Required work
Copy the data below exactly, omitting any picture it contains.

Data shown
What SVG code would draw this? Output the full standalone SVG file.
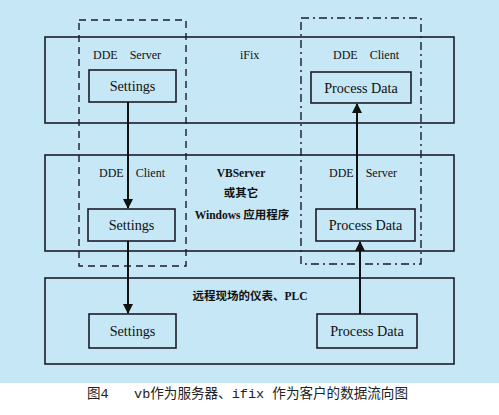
<svg xmlns="http://www.w3.org/2000/svg" width="499" height="415" viewBox="0 0 499 415">
<style>
.layer{fill:none;stroke:#1c1c28;stroke-width:1.6}
.box{fill:none;stroke:#1c1c28;stroke-width:1.6}
.dash{fill:none;stroke:#1c1c28;stroke-width:1.4;stroke-dasharray:7,5}
.dashdot{fill:none;stroke:#1c1c28;stroke-width:1.4;stroke-dasharray:8,4,2,4}
.t{font-family:"Liberation Serif","Times New Roman",serif;font-size:12px;fill:#111}
.tb{font-family:"Liberation Serif","Times New Roman",serif;font-size:14.2px;fill:#111}
.cn{font-family:"Liberation Serif","Noto Sans CJK SC",serif;font-size:11.5px;font-weight:bold;fill:#111}
.cap{font-family:"Liberation Mono","Noto Sans CJK SC",monospace;font-size:13.5px;fill:#222}
.arr{stroke:#111;stroke-width:2;fill:none}
</style>
<defs>
<marker id="ah" markerWidth="10" markerHeight="10" refX="9" refY="5" orient="auto" markerUnits="userSpaceOnUse">
<path d="M0,0 L10,5 L0,10 Z" fill="#111"/>
</marker>
</defs>
<rect x="0" y="0" width="499" height="383" fill="#c6e7f6"/>
<rect x="0" y="383" width="499" height="32" fill="#ffffff"/>

<g id="layer-ifix">
<rect class="layer" x="45" y="37" width="409" height="86"/>
<text class="t" x="240" y="59">iFix</text>
</g>
<g id="layer-vbserver">
<rect class="layer" x="45" y="155" width="409" height="96"/>
<text class="cn" x="241" y="177" text-anchor="middle">VBServer</text>
<text class="cn" x="241" y="197" text-anchor="middle">或其它</text>
<text class="cn" x="242" y="219" text-anchor="middle">Windows 应用程序</text>
</g>
<g id="layer-plc">
<rect class="layer" x="45" y="278" width="409" height="86"/>
<text class="cn" x="250" y="300" text-anchor="middle">远程现场的仪表、PLC</text>
</g>

<g id="group-left">
<rect class="dash" x="79" y="20" width="107" height="246"/>
</g>
<g id="group-right">
<rect class="dashdot" x="301" y="18" width="120" height="246"/>
</g>

<g id="label-dde-server-1"><text class="t" x="93" y="59" xml:space="preserve">DDE    Server</text></g>
<g id="label-dde-client-1"><text class="t" x="333" y="59" xml:space="preserve">DDE    Client</text></g>
<g id="label-dde-client-2"><text class="t" x="99" y="177" xml:space="preserve">DDE    Client</text></g>
<g id="label-dde-server-2"><text class="t" x="329" y="177" xml:space="preserve">DDE    Server</text></g>

<g id="settings-1">
<rect class="box" x="89" y="70" width="87" height="32"/>
<text class="tb" x="132.5" y="91" text-anchor="middle">Settings</text>
</g>
<g id="processdata-1">
<rect class="box" x="311" y="72" width="100" height="31"/>
<text class="tb" x="361" y="93" text-anchor="middle">Process Data</text>
</g>
<g id="settings-2">
<rect class="box" x="88" y="209" width="87" height="32"/>
<text class="tb" x="131.5" y="230" text-anchor="middle">Settings</text>
</g>
<g id="processdata-2">
<rect class="box" x="316" y="209" width="99" height="32"/>
<text class="tb" x="365.5" y="230" text-anchor="middle">Process Data</text>
</g>
<g id="settings-3">
<rect class="box" x="89" y="314" width="87" height="34"/>
<text class="tb" x="132.5" y="336" text-anchor="middle">Settings</text>
</g>
<g id="processdata-3">
<rect class="box" x="317" y="314" width="100" height="34"/>
<text class="tb" x="367" y="336" text-anchor="middle">Process Data</text>
</g>

<g id="connectors">
<line class="arr" x1="128" y1="102" x2="128" y2="208" marker-end="url(#ah)"/>
<line class="arr" x1="128" y1="241" x2="128" y2="313" marker-end="url(#ah)"/>
<line class="arr" x1="357" y1="209" x2="357" y2="104" marker-end="url(#ah)"/>
<line class="arr" x1="360" y1="314" x2="360" y2="242" marker-end="url(#ah)"/>
</g>

<text class="cap" x="87" y="398">图4</text>
<text class="cap" x="134" y="398" textLength="274" lengthAdjust="spacingAndGlyphs">vb作为服务器、ifix 作为客户的数据流向图</text>
</svg>
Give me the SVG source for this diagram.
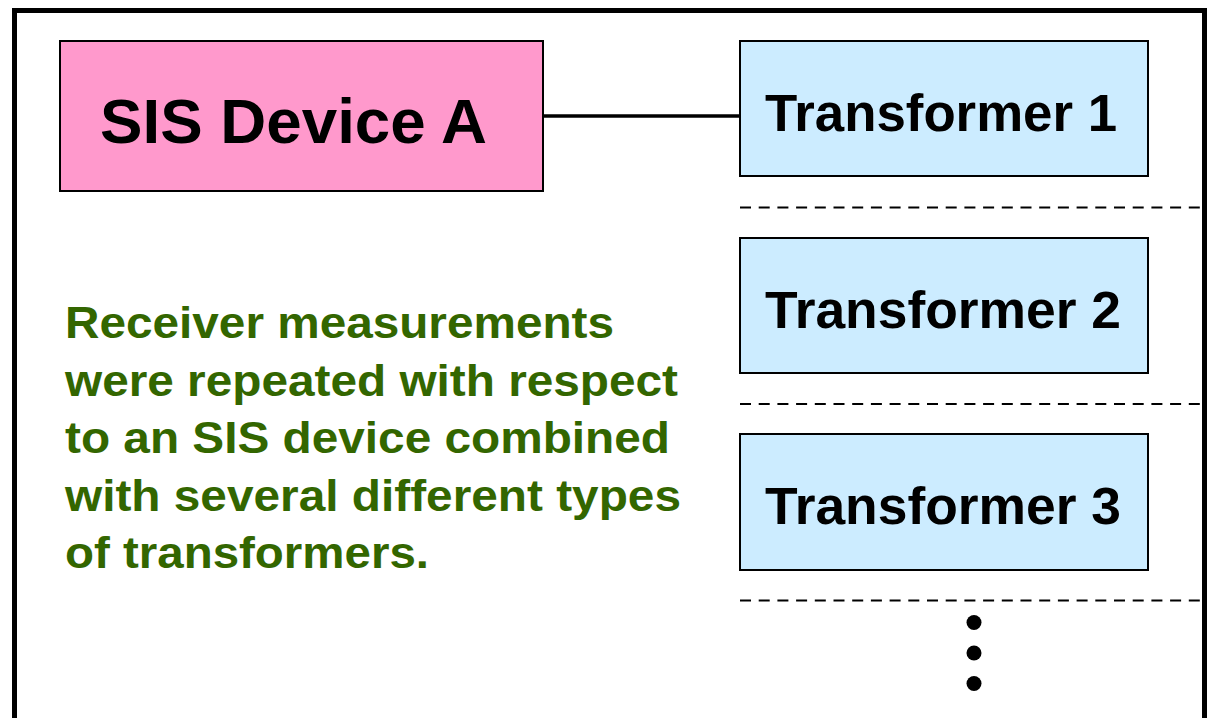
<svg xmlns="http://www.w3.org/2000/svg" width="1208" height="718" viewBox="0 0 1208 718">
  <style>
    .frame { fill: none; stroke: #000; stroke-width: 5; }
    .box { stroke: #000; stroke-width: 2; }
    .device { fill: #FF99CC; }
    .xfmr { fill: #CCECFF; }
    .label { font-family: "Liberation Sans", Arial, sans-serif; font-weight: bold; fill: #000; }
    .note { font-family: "Liberation Sans", Arial, sans-serif; font-weight: bold; fill: #336600; font-size: 45px; }
    .sep { stroke: #000; stroke-width: 2; stroke-dasharray: 11 7.7; fill: none; }
    .wire { stroke: #000; stroke-width: 3.5; fill: none; }
  </style>
  <rect width="1208" height="718" fill="#fff"/>

  <!-- outer frame (bottom edge runs off the page) -->
  <path class="frame" d="M14.5 730 V10.5 H1204.5 V730"/>

  <g id="connectors">
    <line class="wire" x1="543" y1="116" x2="740" y2="116"/>
  </g>

  <g id="separators">
    <line class="sep" x1="740" y1="207.5" x2="1200" y2="207.5"/>
    <line class="sep" x1="740" y1="404" x2="1200" y2="404"/>
    <line class="sep" x1="740" y1="600.5" x2="1200" y2="600.5"/>
  </g>

  <g id="sis-device-a">
    <rect class="box device" x="60" y="41" width="483" height="150"/>
    <text class="label" x="100" y="143" font-size="63" textLength="387" lengthAdjust="spacingAndGlyphs">SIS Device A</text>
  </g>

  <g id="transformer-1">
    <rect class="box xfmr" x="740" y="41" width="408" height="135"/>
    <text class="label" x="765" y="131" font-size="51" textLength="352" lengthAdjust="spacingAndGlyphs">Transformer 1</text>
  </g>

  <g id="transformer-2">
    <rect class="box xfmr" x="740" y="238" width="408" height="135"/>
    <text class="label" x="765" y="328" font-size="51" textLength="356" lengthAdjust="spacingAndGlyphs">Transformer 2</text>
  </g>

  <g id="transformer-3">
    <rect class="box xfmr" x="740" y="434" width="408" height="136"/>
    <text class="label" x="765" y="524" font-size="51" textLength="356" lengthAdjust="spacingAndGlyphs">Transformer 3</text>
  </g>

  <g id="more">
    <circle cx="974" cy="622.5" r="7.5"/>
    <circle cx="974" cy="653" r="7.5"/>
    <circle cx="974" cy="683.5" r="7.5"/>
  </g>

  <g id="note">
    <text class="note" x="65" y="338" textLength="549" lengthAdjust="spacingAndGlyphs">Receiver measurements</text>
    <text class="note" x="65" y="396" textLength="613" lengthAdjust="spacingAndGlyphs">were repeated with respect</text>
    <text class="note" x="65" y="453" textLength="605" lengthAdjust="spacingAndGlyphs">to an SIS device combined</text>
    <text class="note" x="65" y="511" textLength="616" lengthAdjust="spacingAndGlyphs">with several different types</text>
    <text class="note" x="65" y="568" textLength="364" lengthAdjust="spacingAndGlyphs">of transformers.</text>
  </g>
</svg>
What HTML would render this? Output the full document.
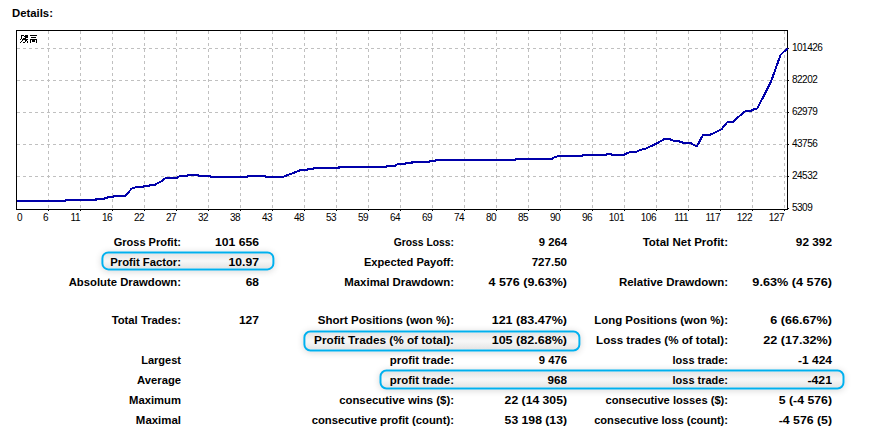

Complete response
What SVG code would draw this? Output the full standalone SVG file.
<svg xmlns="http://www.w3.org/2000/svg" width="499" height="415" viewBox="0 0 499 415">
<style>
.layer{fill:none;stroke:#1c1c28;stroke-width:1.6}
.box{fill:none;stroke:#1c1c28;stroke-width:1.6}
.dash{fill:none;stroke:#1c1c28;stroke-width:1.4;stroke-dasharray:7,5}
.dashdot{fill:none;stroke:#1c1c28;stroke-width:1.4;stroke-dasharray:8,4,2,4}
.t{font-family:"Liberation Serif","Times New Roman",serif;font-size:12px;fill:#111}
.tb{font-family:"Liberation Serif","Times New Roman",serif;font-size:14.2px;fill:#111}
.cn{font-family:"Liberation Serif","Noto Sans CJK SC",serif;font-size:11.5px;font-weight:bold;fill:#111}
.cap{font-family:"Liberation Mono","Noto Sans CJK SC",monospace;font-size:13.5px;fill:#222}
.arr{stroke:#111;stroke-width:2;fill:none}
</style>
<defs>
<marker id="ah" markerWidth="10" markerHeight="10" refX="9" refY="5" orient="auto" markerUnits="userSpaceOnUse">
<path d="M0,0 L10,5 L0,10 Z" fill="#111"/>
</marker>
</defs>
<rect x="0" y="0" width="499" height="383" fill="#c6e7f6"/>
<rect x="0" y="383" width="499" height="32" fill="#ffffff"/>

<g id="layer-ifix">
<rect class="layer" x="45" y="37" width="409" height="86"/>
<text class="t" x="240" y="59">iFix</text>
</g>
<g id="layer-vbserver">
<rect class="layer" x="45" y="155" width="409" height="96"/>
<text class="cn" x="241" y="177" text-anchor="middle">VBServer</text>
<text class="cn" x="241" y="197" text-anchor="middle">或其它</text>
<text class="cn" x="242" y="219" text-anchor="middle">Windows 应用程序</text>
</g>
<g id="layer-plc">
<rect class="layer" x="45" y="278" width="409" height="86"/>
<text class="cn" x="250" y="300" text-anchor="middle">远程现场的仪表、PLC</text>
</g>

<g id="group-left">
<rect class="dash" x="79" y="20" width="107" height="246"/>
</g>
<g id="group-right">
<rect class="dashdot" x="301" y="18" width="120" height="246"/>
</g>

<g id="label-dde-server-1"><text class="t" x="93" y="59" xml:space="preserve">DDE    Server</text></g>
<g id="label-dde-client-1"><text class="t" x="333" y="59" xml:space="preserve">DDE    Client</text></g>
<g id="label-dde-client-2"><text class="t" x="99" y="177" xml:space="preserve">DDE    Client</text></g>
<g id="label-dde-server-2"><text class="t" x="329" y="177" xml:space="preserve">DDE    Server</text></g>

<g id="settings-1">
<rect class="box" x="89" y="70" width="87" height="32"/>
<text class="tb" x="132.5" y="91" text-anchor="middle">Settings</text>
</g>
<g id="processdata-1">
<rect class="box" x="311" y="72" width="100" height="31"/>
<text class="tb" x="361" y="93" text-anchor="middle">Process Data</text>
</g>
<g id="settings-2">
<rect class="box" x="88" y="209" width="87" height="32"/>
<text class="tb" x="131.5" y="230" text-anchor="middle">Settings</text>
</g>
<g id="processdata-2">
<rect class="box" x="316" y="209" width="99" height="32"/>
<text class="tb" x="365.5" y="230" text-anchor="middle">Process Data</text>
</g>
<g id="settings-3">
<rect class="box" x="89" y="314" width="87" height="34"/>
<text class="tb" x="132.5" y="336" text-anchor="middle">Settings</text>
</g>
<g id="processdata-3">
<rect class="box" x="317" y="314" width="100" height="34"/>
<text class="tb" x="367" y="336" text-anchor="middle">Process Data</text>
</g>

<g id="connectors">
<line class="arr" x1="128" y1="102" x2="128" y2="208" marker-end="url(#ah)"/>
<line class="arr" x1="128" y1="241" x2="128" y2="313" marker-end="url(#ah)"/>
<line class="arr" x1="357" y1="209" x2="357" y2="104" marker-end="url(#ah)"/>
<line class="arr" x1="360" y1="314" x2="360" y2="242" marker-end="url(#ah)"/>
</g>

<text class="cap" x="87" y="398">图4</text>
<text class="cap" x="134" y="398" textLength="274" lengthAdjust="spacingAndGlyphs">vb作为服务器、ifix 作为客户的数据流向图</text>
</svg>
Give me the SVG source for this diagram.
<svg xmlns="http://www.w3.org/2000/svg" width="1208" height="718" viewBox="0 0 1208 718">
  <style>
    .frame { fill: none; stroke: #000; stroke-width: 5; }
    .box { stroke: #000; stroke-width: 2; }
    .device { fill: #FF99CC; }
    .xfmr { fill: #CCECFF; }
    .label { font-family: "Liberation Sans", Arial, sans-serif; font-weight: bold; fill: #000; }
    .note { font-family: "Liberation Sans", Arial, sans-serif; font-weight: bold; fill: #336600; font-size: 45px; }
    .sep { stroke: #000; stroke-width: 2; stroke-dasharray: 11 7.7; fill: none; }
    .wire { stroke: #000; stroke-width: 3.5; fill: none; }
  </style>
  <rect width="1208" height="718" fill="#fff"/>

  <!-- outer frame (bottom edge runs off the page) -->
  <path class="frame" d="M14.5 730 V10.5 H1204.5 V730"/>

  <g id="connectors">
    <line class="wire" x1="543" y1="116" x2="740" y2="116"/>
  </g>

  <g id="separators">
    <line class="sep" x1="740" y1="207.5" x2="1200" y2="207.5"/>
    <line class="sep" x1="740" y1="404" x2="1200" y2="404"/>
    <line class="sep" x1="740" y1="600.5" x2="1200" y2="600.5"/>
  </g>

  <g id="sis-device-a">
    <rect class="box device" x="60" y="41" width="483" height="150"/>
    <text class="label" x="100" y="143" font-size="63" textLength="387" lengthAdjust="spacingAndGlyphs">SIS Device A</text>
  </g>

  <g id="transformer-1">
    <rect class="box xfmr" x="740" y="41" width="408" height="135"/>
    <text class="label" x="765" y="131" font-size="51" textLength="352" lengthAdjust="spacingAndGlyphs">Transformer 1</text>
  </g>

  <g id="transformer-2">
    <rect class="box xfmr" x="740" y="238" width="408" height="135"/>
    <text class="label" x="765" y="328" font-size="51" textLength="356" lengthAdjust="spacingAndGlyphs">Transformer 2</text>
  </g>

  <g id="transformer-3">
    <rect class="box xfmr" x="740" y="434" width="408" height="136"/>
    <text class="label" x="765" y="524" font-size="51" textLength="356" lengthAdjust="spacingAndGlyphs">Transformer 3</text>
  </g>

  <g id="more">
    <circle cx="974" cy="622.5" r="7.5"/>
    <circle cx="974" cy="653" r="7.5"/>
    <circle cx="974" cy="683.5" r="7.5"/>
  </g>

  <g id="note">
    <text class="note" x="65" y="338" textLength="549" lengthAdjust="spacingAndGlyphs">Receiver measurements</text>
    <text class="note" x="65" y="396" textLength="613" lengthAdjust="spacingAndGlyphs">were repeated with respect</text>
    <text class="note" x="65" y="453" textLength="605" lengthAdjust="spacingAndGlyphs">to an SIS device combined</text>
    <text class="note" x="65" y="511" textLength="616" lengthAdjust="spacingAndGlyphs">with several different types</text>
    <text class="note" x="65" y="568" textLength="364" lengthAdjust="spacingAndGlyphs">of transformers.</text>
  </g>
</svg>
What HTML would render this? Output the full document.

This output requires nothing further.